> [Aim of the exercise]
All lines featuring the string "chart" are to be listed.

> [Data excerpts]
○ ○ ○ ○ ○ ○ ○

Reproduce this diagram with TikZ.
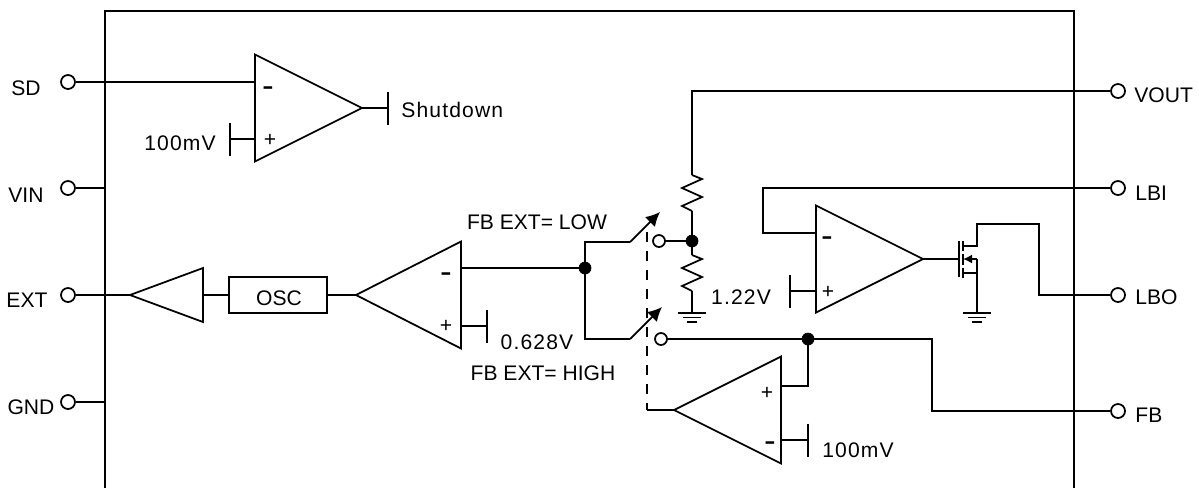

○ ○ ○ ○ ○ ○ ○

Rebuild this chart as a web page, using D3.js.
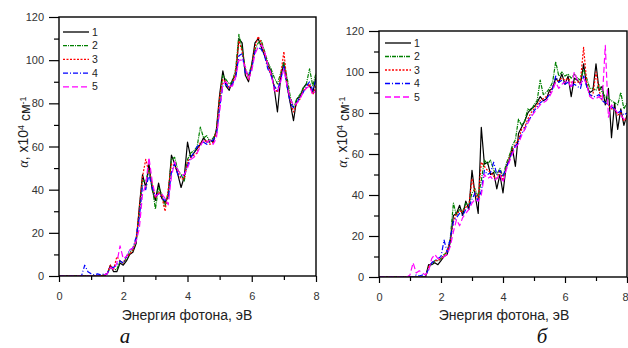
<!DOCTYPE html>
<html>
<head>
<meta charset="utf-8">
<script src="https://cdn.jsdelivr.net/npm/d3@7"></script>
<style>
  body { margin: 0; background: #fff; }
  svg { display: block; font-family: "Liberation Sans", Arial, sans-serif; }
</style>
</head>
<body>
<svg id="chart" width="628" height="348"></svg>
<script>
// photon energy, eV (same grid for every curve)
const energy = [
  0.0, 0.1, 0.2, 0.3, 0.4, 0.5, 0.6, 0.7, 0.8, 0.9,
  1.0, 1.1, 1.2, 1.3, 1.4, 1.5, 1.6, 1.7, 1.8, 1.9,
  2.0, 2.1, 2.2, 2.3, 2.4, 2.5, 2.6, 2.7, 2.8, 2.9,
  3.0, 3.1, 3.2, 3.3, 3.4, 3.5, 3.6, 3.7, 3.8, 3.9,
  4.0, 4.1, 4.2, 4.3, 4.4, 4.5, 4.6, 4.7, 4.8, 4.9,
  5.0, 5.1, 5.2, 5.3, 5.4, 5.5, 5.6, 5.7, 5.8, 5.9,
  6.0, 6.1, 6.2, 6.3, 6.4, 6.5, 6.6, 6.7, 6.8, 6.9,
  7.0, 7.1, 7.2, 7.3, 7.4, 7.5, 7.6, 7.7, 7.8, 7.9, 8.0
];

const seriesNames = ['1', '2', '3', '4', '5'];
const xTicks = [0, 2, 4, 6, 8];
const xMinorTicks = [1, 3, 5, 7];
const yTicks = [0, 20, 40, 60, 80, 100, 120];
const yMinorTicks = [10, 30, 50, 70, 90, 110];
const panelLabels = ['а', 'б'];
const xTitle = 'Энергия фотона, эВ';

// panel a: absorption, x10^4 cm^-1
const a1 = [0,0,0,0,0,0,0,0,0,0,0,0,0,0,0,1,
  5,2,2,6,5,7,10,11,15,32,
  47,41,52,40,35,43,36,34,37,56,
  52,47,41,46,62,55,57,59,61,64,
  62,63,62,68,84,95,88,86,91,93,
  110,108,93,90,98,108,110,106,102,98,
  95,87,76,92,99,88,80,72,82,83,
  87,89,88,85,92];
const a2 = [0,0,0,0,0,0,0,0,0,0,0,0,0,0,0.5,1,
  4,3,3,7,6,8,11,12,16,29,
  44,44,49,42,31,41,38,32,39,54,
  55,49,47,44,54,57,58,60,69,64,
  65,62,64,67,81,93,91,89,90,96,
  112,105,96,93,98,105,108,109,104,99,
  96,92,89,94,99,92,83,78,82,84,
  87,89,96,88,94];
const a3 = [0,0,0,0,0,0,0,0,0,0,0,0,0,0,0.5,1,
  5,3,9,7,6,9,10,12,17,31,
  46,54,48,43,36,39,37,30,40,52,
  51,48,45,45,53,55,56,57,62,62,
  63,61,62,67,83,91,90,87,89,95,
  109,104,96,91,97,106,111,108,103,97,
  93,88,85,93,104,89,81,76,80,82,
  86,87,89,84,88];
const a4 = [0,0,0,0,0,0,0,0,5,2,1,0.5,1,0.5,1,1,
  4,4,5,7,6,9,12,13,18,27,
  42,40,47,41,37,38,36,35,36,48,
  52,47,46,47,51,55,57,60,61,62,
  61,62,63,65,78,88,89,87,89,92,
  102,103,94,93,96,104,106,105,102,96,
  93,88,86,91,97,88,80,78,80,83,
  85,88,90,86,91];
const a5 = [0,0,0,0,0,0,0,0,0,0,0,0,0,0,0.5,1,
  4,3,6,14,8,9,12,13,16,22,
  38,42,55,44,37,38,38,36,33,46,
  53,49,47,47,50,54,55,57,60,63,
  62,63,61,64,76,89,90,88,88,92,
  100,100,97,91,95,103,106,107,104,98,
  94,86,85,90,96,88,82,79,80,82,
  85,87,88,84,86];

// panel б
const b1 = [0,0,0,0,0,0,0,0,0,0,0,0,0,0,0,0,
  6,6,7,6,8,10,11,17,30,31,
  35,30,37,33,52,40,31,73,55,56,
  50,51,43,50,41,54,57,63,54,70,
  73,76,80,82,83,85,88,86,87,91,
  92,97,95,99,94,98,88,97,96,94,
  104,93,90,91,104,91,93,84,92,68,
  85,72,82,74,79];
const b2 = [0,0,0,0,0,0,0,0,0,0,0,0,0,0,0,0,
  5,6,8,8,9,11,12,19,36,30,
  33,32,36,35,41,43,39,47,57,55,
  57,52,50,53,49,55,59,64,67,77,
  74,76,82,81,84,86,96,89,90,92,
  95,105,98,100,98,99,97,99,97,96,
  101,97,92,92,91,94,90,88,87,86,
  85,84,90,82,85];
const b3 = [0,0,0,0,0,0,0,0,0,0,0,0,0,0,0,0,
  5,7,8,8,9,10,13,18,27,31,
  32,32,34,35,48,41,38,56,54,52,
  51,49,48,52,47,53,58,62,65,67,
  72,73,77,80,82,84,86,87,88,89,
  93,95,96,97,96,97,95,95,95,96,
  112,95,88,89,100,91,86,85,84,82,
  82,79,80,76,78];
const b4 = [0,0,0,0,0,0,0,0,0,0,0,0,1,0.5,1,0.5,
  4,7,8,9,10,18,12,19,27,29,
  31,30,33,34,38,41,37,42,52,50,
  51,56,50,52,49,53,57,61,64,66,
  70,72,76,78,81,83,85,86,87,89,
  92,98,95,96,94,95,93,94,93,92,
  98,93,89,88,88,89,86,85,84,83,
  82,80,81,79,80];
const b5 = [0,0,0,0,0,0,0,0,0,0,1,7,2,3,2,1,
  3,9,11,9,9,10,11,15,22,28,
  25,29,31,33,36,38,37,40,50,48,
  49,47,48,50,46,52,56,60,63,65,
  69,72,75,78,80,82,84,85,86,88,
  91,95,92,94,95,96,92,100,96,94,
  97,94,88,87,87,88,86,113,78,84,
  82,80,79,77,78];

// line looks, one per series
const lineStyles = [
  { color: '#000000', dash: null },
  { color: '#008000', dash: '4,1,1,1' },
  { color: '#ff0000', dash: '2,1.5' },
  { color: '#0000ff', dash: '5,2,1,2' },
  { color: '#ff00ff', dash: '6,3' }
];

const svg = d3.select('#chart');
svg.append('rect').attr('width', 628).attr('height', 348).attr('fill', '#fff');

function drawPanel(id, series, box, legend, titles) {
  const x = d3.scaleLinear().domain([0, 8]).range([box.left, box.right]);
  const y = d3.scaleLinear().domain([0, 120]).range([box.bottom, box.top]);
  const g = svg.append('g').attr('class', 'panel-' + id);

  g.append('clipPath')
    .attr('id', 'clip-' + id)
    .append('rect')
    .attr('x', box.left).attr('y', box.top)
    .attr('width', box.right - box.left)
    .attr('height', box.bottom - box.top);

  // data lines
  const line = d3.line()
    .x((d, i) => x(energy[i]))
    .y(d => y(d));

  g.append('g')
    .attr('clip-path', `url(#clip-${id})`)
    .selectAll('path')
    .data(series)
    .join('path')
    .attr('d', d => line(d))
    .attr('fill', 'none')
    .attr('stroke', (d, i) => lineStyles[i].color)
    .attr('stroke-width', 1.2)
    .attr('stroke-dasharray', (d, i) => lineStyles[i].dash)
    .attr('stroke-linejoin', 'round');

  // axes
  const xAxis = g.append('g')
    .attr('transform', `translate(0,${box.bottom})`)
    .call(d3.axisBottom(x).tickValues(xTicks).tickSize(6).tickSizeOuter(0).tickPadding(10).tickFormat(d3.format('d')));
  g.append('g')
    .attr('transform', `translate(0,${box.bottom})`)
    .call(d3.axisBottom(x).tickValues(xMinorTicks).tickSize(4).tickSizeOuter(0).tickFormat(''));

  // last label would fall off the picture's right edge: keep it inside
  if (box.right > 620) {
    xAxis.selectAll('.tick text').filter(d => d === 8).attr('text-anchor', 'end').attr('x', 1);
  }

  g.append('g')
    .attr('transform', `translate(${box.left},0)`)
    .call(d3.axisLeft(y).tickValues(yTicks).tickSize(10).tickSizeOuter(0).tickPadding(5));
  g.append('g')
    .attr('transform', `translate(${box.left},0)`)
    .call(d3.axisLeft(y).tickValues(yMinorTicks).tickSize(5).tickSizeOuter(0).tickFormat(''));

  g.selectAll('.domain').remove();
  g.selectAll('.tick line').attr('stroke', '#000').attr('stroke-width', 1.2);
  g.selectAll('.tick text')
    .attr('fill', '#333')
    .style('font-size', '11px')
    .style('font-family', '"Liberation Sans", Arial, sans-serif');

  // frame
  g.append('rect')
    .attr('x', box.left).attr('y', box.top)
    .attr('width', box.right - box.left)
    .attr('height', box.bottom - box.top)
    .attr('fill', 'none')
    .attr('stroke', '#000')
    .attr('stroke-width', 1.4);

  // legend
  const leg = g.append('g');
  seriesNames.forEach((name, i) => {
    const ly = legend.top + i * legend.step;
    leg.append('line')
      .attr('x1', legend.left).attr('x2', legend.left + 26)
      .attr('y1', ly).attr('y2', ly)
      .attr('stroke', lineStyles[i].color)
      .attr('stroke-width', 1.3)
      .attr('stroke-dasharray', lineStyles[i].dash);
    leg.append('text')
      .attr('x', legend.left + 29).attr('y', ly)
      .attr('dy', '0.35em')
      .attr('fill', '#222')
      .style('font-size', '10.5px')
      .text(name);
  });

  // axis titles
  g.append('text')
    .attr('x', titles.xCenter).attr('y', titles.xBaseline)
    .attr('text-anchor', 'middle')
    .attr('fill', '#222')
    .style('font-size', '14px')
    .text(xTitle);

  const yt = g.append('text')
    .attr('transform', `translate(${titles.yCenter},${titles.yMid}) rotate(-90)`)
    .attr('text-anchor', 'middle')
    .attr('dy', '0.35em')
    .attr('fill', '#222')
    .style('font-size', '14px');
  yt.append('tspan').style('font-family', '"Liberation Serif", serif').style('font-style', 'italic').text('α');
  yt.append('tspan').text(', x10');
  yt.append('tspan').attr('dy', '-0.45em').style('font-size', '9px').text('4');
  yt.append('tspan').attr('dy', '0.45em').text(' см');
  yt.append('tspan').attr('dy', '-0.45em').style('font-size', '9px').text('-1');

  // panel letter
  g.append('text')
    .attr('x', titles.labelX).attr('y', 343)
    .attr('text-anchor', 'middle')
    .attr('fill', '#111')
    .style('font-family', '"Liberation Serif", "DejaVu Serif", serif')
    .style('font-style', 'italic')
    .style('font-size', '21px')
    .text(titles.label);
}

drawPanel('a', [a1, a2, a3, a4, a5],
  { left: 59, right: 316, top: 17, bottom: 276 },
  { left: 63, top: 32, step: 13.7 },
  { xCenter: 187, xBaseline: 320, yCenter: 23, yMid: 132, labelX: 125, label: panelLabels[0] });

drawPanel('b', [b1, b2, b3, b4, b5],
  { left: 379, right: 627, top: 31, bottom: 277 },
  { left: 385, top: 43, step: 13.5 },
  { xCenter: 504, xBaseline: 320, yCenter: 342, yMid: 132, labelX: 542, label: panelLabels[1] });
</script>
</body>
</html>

○ ○ ○ ○ ○ ○ ○

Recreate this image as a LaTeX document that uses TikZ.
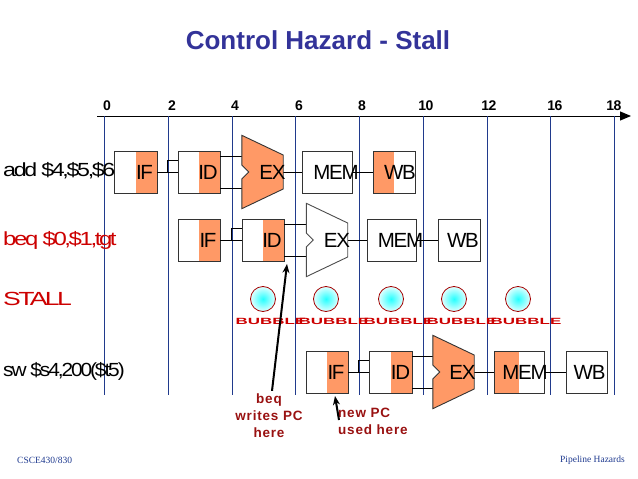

○ ○ ○ ○ ○ ○ ○

> [Task result]
Rebuild this chart as a web page, using D3.js.
<svg id="chart" width="628" height="348"></svg>
const svg = d3.select('#chart');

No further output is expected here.